The annual number of explosive eruptions during the 4 years did not significantly decrease (Fig. 3): 215, 168, 21 and 79 times in 1995, 1996, 1997 and 1998. However, the amount of ejected volcanic ash has remarkably decreased (Fig. 4): 3.5, 1.8, 0.2 and 1.0 millions tons in 1995, 1996, 1997 and 1998, respectively. The amount of volcanic ash during 1978-1994 was approximately 10 millions ton/year on average. This means that each of recent explosions ejected smaller amount of volcanic ash, compared with explosions during the former period.
Seismic activity at the volcano is illustrated in Fig. 5. B-type earthquakes, which are related to magma intrusion or extrusion through the magma conduit (Iguchi, 1994), have successively decreased, though there is no significant change in activity of A-type earthquakes under the volcano (Fig. 6). The change in activity of B-type earthquakes is roughly correlated with the overall change in ejection rate of volcanic ash.

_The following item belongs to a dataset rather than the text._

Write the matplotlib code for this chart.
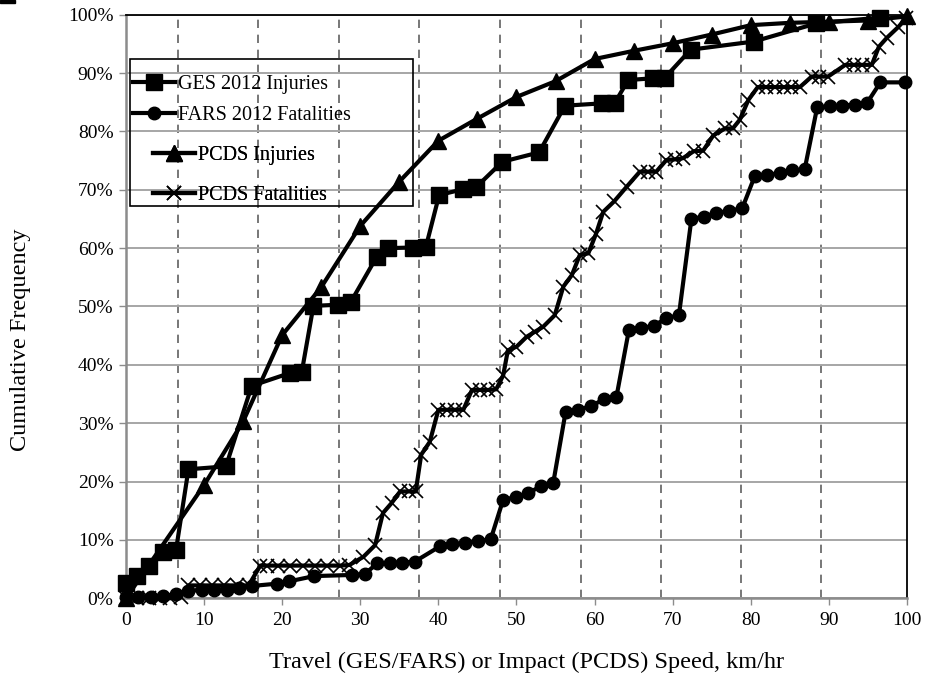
import matplotlib
matplotlib.use('Agg')
import matplotlib.pyplot as plt
from matplotlib.patches import Rectangle

plt.rcParams['font.family'] = ['Liberation Serif', 'DejaVu Serif']

# ---------------- data ----------------
ges_x = [0.0, 1.4, 3.0, 4.7, 6.4, 8.0, 12.8, 16.1, 21.0, 22.5, 24.0, 27.2, 28.8,
         32.1, 33.6, 36.8, 38.4, 40.1, 43.2, 44.8, 48.2, 52.9, 56.2, 60.9, 62.6,
         64.3, 67.5, 69.0, 72.3, 80.4, 88.4, 96.5]
ges_y = [2.7, 3.8, 5.5, 7.9, 8.2, 22.1, 22.6, 36.4, 38.6, 38.7, 50.1, 50.3, 50.8,
         58.5, 60.0, 60.1, 60.2, 69.1, 70.1, 70.4, 74.8, 76.4, 84.4, 84.8, 84.9,
         88.8, 89.1, 89.2, 94.0, 95.4, 98.5, 99.5]

fars_x = [0.0, 1.6, 3.2, 4.8, 6.4, 8.0, 9.7, 11.3, 12.9, 14.5, 16.1, 19.3, 20.9,
          24.1, 29.0, 30.6, 32.2, 33.8, 35.4, 37.0, 40.2, 41.8, 43.4, 45.1, 46.7,
          48.3, 49.9, 51.5, 53.1, 54.7, 56.3, 57.9, 59.5, 61.2, 62.8, 64.4, 66.0,
          67.6, 69.2, 70.8, 72.4, 74.0, 75.6, 77.2, 78.9, 80.5, 82.1, 83.7, 85.3,
          86.9, 88.5, 90.1, 91.7, 93.3, 94.9, 96.6, 99.8]
fars_y = [0.2, 0.3, 0.3, 0.4, 0.7, 1.3, 1.4, 1.4, 1.4, 1.7, 2.1, 2.5, 2.9,
          3.8, 4.0, 4.2, 6.0, 6.1, 6.1, 6.3, 8.9, 9.3, 9.5, 9.8, 10.1,
          16.9, 17.3, 18.0, 19.2, 19.7, 32.0, 32.3, 32.9, 34.1, 34.5, 46.0, 46.3,
          46.7, 48.0, 48.5, 65.0, 65.4, 66.0, 66.4, 66.8, 72.3, 72.6, 72.8, 73.3,
          73.5, 84.1, 84.3, 84.4, 84.6, 84.9, 88.4, 88.4]

pinj_x = [0, 10, 15, 20, 25, 30, 35, 40, 45, 50, 55, 60, 65, 70, 75, 80, 85, 90, 95, 100]
pinj_y = [0.0, 19.4, 30.3, 45.1, 53.3, 63.8, 71.4, 78.4, 82.2, 85.9, 88.6, 92.4,
          93.8, 95.1, 96.6, 98.2, 98.6, 98.8, 99.0, 99.7]

pfat_x = [0.0, 1.4, 2.9, 4.4, 5.6, 7.0, 8.0, 9.5, 11.0, 12.6, 14.2, 15.7, 17.2,
          18.0, 19.5, 21.0, 22.7, 24.2, 25.7, 27.4, 28.6, 30.4, 31.9, 32.9, 34.0,
          35.1, 36.2, 37.1, 37.8, 38.9, 40.0, 41.1, 42.1, 43.2, 44.3, 45.3, 46.4,
          47.4, 48.3, 48.9, 50.0, 51.3, 52.4, 53.4, 54.9, 56.0, 57.1, 58.1, 59.2,
          60.2, 61.1, 62.5, 64.1, 65.8, 66.9, 67.9, 69.2, 70.3, 71.3, 72.7, 73.9,
          75.2, 76.7, 77.7, 78.6, 79.7, 80.9, 82.0, 83.1, 84.2, 85.2, 86.3, 87.8,
          88.8, 89.9, 92.1, 93.2, 94.3, 95.5, 96.4, 97.4, 98.9, 99.9]
pfat_y = [0.0, 0.0, 0.0, 0.0, 0.0, 0.2, 2.2, 2.2, 2.2, 2.2, 2.2, 2.2, 5.6,
          5.6, 5.6, 5.6, 5.6, 5.6, 5.6, 5.6, 5.7, 7.1, 9.1, 14.6, 16.3,
          18.3, 18.3, 18.3, 24.6, 26.8, 32.3, 32.3, 32.3, 32.3, 35.7, 35.7, 35.7,
          35.8, 38.2, 42.5, 43.1, 44.8, 45.7, 46.5, 48.5, 53.4, 55.4, 58.8, 59.1,
          62.5, 66.2, 68.0, 70.5, 73.1, 73.1, 73.1, 75.1, 75.2, 75.4, 76.6, 76.7,
          79.3, 80.5, 80.5, 82.0, 85.4, 87.6, 87.6, 87.6, 87.6, 87.6, 87.6, 89.4,
          89.4, 89.4, 91.4, 91.4, 91.4, 91.4, 94.5, 96.0, 97.9, 99.4]

labels = ['GES 2012 Injuries', 'FARS 2012 Fatalities', 'PCDS Injuries', 'PCDS Fatalities']

x_ticks = list(range(0, 101, 10))
y_ticks = list(range(0, 101, 10))
y_ticklabels = ['%d%%' % v for v in y_ticks]
dashed_x = [6.66, 16.95, 27.3, 37.5, 47.9, 58.3, 68.5, 78.7, 89.0]

# ---------------- figure ----------------
fig = plt.figure(figsize=(9.25, 6.79), dpi=100)
ax = fig.add_axes([0.1362, 0.1189, 0.8443, 0.8595])
ax.set_xlim(0, 100)
ax.set_ylim(0, 100)

ax.set_yticks(y_ticks)
ax.set_yticklabels(y_ticklabels)
ax.set_xticks(x_ticks)
ax.yaxis.grid(True, color='#a6a6a6', lw=1.4)
ax.set_axisbelow(True)
for xv in dashed_x:
    ax.axvline(xv, color='#606060', lw=1.2, ls=(0, (5, 4)), zorder=0.5)

for s in ['left', 'bottom']:
    ax.spines[s].set_color('#8c8c8c')
    ax.spines[s].set_linewidth(1.8)
for s in ['top', 'right']:
    ax.spines[s].set_color('black')
    ax.spines[s].set_linewidth(1.3)

ax.tick_params(axis='both', direction='out', length=5, width=1.0,
               color='#8c8c8c', labelsize=14, labelcolor='black')
ax.tick_params(axis='y', pad=4)
ax.tick_params(axis='x', pad=5)

lw = 3.0
l1, = ax.plot(ges_x, ges_y, color='black', lw=lw, marker='s', ms=11, clip_on=False, zorder=3)
l2, = ax.plot(fars_x, fars_y, color='black', lw=lw, marker='o', ms=9, clip_on=False, zorder=4)
l3, = ax.plot(pinj_x, pinj_y, color='black', lw=lw, marker='^', ms=11, clip_on=False, zorder=5)
l4, = ax.plot(pfat_x, pfat_y, color='black', lw=lw, marker='x', ms=9.5, mew=1.2,
              clip_on=False, zorder=6)

ax.set_xlabel('Travel (GES/FARS) or Impact (PCDS) Speed, km/hr', fontsize=17.5)
ax.set_ylabel('Cumulative Frequency', fontsize=17.5)
ax.xaxis.set_label_coords(0.513, -0.0914)
ax.yaxis.set_label_coords(-0.1216, 0.4426)

# legend (two blocks inside one frame, as in the reference)
leg_kw = dict(loc='upper left', frameon=False, handlelength=2.1, handletextpad=0.15,
              borderpad=0, borderaxespad=0, fontsize=14.5)
leg1 = ax.legend([l1, l2], labels[:2], bbox_to_anchor=(0.009, 0.8965),
                 labelspacing=0.6, **leg_kw)
ax.add_artist(leg1)
leg2 = ax.legend([l3, l4], labels[2:], bbox_to_anchor=(0.0346, 0.775),
                 labelspacing=1.05, **leg_kw)
ax.add_artist(leg2)
ax.add_patch(Rectangle((0.005, 0.672), 0.3625, 0.252, transform=ax.transAxes,
                       fill=False, edgecolor='black', lw=1.2, zorder=7, clip_on=False))

fig.add_artist(Rectangle((0, 1 - 3 / 679), 15 / 925, 3 / 679, transform=fig.transFigure,
                         color='black'))

fig.savefig('out.png', dpi=100)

During one century, the ground of the Aira caldera has indicated inflation during dormant periods and deflation after the two large eruptions in 1914 and 1946. When the summit eruption reached its peak in 1960, inflation stopped, and then started again in 1962, as illustrated in Fig. 7. Inflation of the caldera stopped again in 1975 and then deflation of the caldera had been observed from 1980 until 1989, related to the re-activation of summit eruption from October 1972. By the leveling survey conducted in 1996, it was confirmed that the ground of the caldera was turned into inflation again in 1994, corresponding to the decline of eruptive activity. This suggests that the migration of magma from the main reservoir of the caldera to Sakurajima decreased significantly, probably due to pressure decrease in the main reservoir, and that the storage of magma resumed under the caldera.
The 9th Joint Observation of Sakurajima Volcano was conducted during the period from October 1996 to April 1997 (Ishihara ed., 1998). The characteristics of the recent activity (1994-1996) are summarized in comparison with the highly active period (1974-1993), based on the data obtained by Sakurajima Volcano Research Center, Kyoto University and the Joint Observations conducted 9 times since 1974 (Table 2).

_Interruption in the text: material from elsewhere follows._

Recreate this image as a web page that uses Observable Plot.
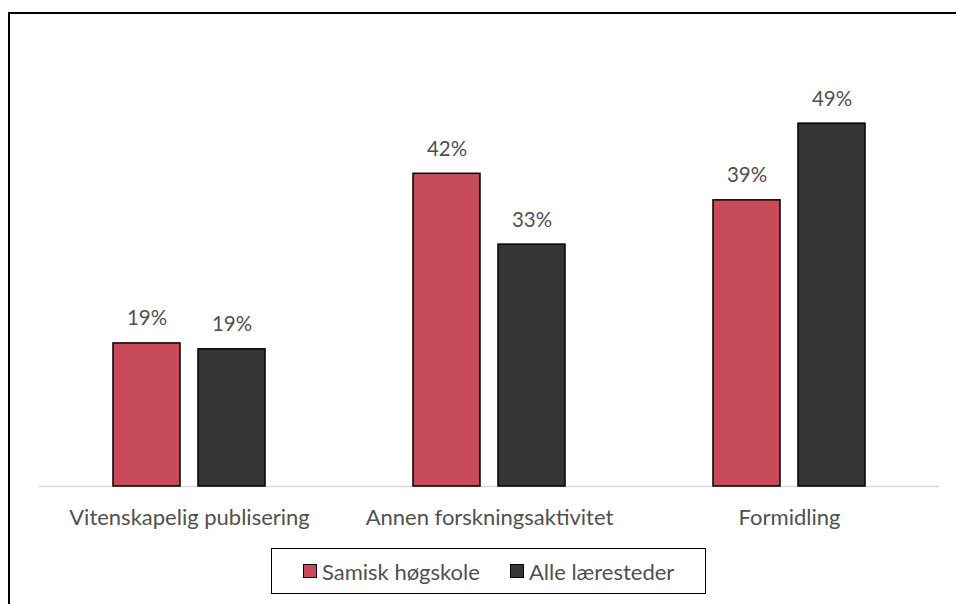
<!DOCTYPE html>
<html><head><meta charset="utf-8">
<script src="https://cdn.jsdelivr.net/npm/d3@7"></script>
<script src="https://cdn.jsdelivr.net/npm/@observablehq/plot@0.6"></script>
<style>
body{margin:0;background:#fff;}
#wrap{position:relative;width:956px;height:604px;overflow:hidden;font-family:Lato,sans-serif;background:#fff;}
#frame{position:absolute;left:8px;top:12px;width:1000px;height:700px;border-top:2px solid #000;border-left:2px solid #000;}
#chart{position:absolute;left:0;top:0;}
#legend{position:absolute;left:271px;top:548px;background:#fff;border:1.5px solid #000;display:flex;align-items:center;padding-left:31px;box-sizing:border-box;width:435px;height:46px;}
.item{display:flex;align-items:center;margin-right:30px;font-size:22px;color:#505050;}
.sw{width:12px;height:12px;border:1.5px solid #000;margin-right:5px;}
</style>
</head><body>
<div id="wrap"><div id="frame"></div><div id="chart"></div><div id="legend"></div></div>
<script>
const categories = ["Vitenskapelig publisering", "Annen forskningsaktivitet", "Formidling"];
const series = ["Samisk høgskole", "Alle læresteder"];
const samisk = [19.4, 42.4, 38.8];
const alle = [18.6, 32.8, 49.2];
const colors = ["#c84b5a", "#363636"];

const values = [samisk, alle];
const data = [];
categories.forEach((c, i) => series.forEach((s, j) => data.push({cat: c, series: s, value: values[j][i]})));

const chart = Plot.plot({
  width: 956, height: 540,
  marginLeft: 38, marginRight: 17, marginTop: 43.5, marginBottom: 54,
  style: {fontFamily: "Lato, sans-serif", background: "transparent"},
  fx: {domain: categories, padding: 0, label: null},
  x: {domain: series, paddingInner: 0.209, paddingOuter: 0.85, axis: null},
  y: {domain: [0, 60], axis: null},
  color: {domain: series, range: colors},
  marks: [
    Plot.ruleY([0], {stroke: "#d9d9d9", strokeWidth: 1.5}),
    Plot.barY(data, {fx: "cat", x: "series", y: "value", fill: "series", stroke: "#000", strokeWidth: 1.5}),
    Plot.text(data, {fx: "cat", x: "series", y: "value", text: d => Math.round(d.value) + "%", lineAnchor: "bottom", dy: -18, fontSize: 20.5, fill: "#505050"}),
    Plot.axisFx({anchor: "bottom", tickSize: 0, tickPadding: 23, fontSize: 22, color: "#505050", label: null})
  ]
});
document.getElementById("chart").appendChild(chart);

const legend = document.getElementById("legend");
series.forEach((s, j) => {
  const it = document.createElement("div"); it.className = "item";
  const sw = document.createElement("div"); sw.className = "sw"; sw.style.background = colors[j];
  const t = document.createElement("span"); t.textContent = s;
  it.appendChild(sw); it.appendChild(t); legend.appendChild(it);
});
</script>
</body></html>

Iguchi, M. (1994) A vertical expansion source model for the mechanisms of earthquakes originated in the magma conduit of an andesitic volcano: Sakurajima, Japan. Bull. Volcanol. Soc. Japan, 39, 49-67.
**Ishihara, K. (ed.) (1998) The 9th Joint Observation of Sakurajima Volcano -October 1996 to April 1997-. Sakurajima Volcano Research Center, DPRI., Kyoto Univ., 132p.
Ishihara, K. (1990) Pressure sources and induced ground deformation associated with explosive eruptions at an andesitic volcano: Sakurajima volcano, Japan. In Ryan, M. P. (ed.), Magma Transport and Storage, John Wily & Sons, pp. 335-356.
**Sakurajima Volcanological Observatory and Earthquake Research Institute (1995) The eruption of August 24, 1995, and recent volcanic activity at Sakurajima. Rep. Coord. Commit. Predict. Volc. Eruption, 63, 88-91.
**Takayama, T. and Ishihara, K. (1998) Aerial photographs of the summit crater of Sakurajima Volcano and the topographic change. Bull. Volcanol. Soc. Japan, 43, 39-42.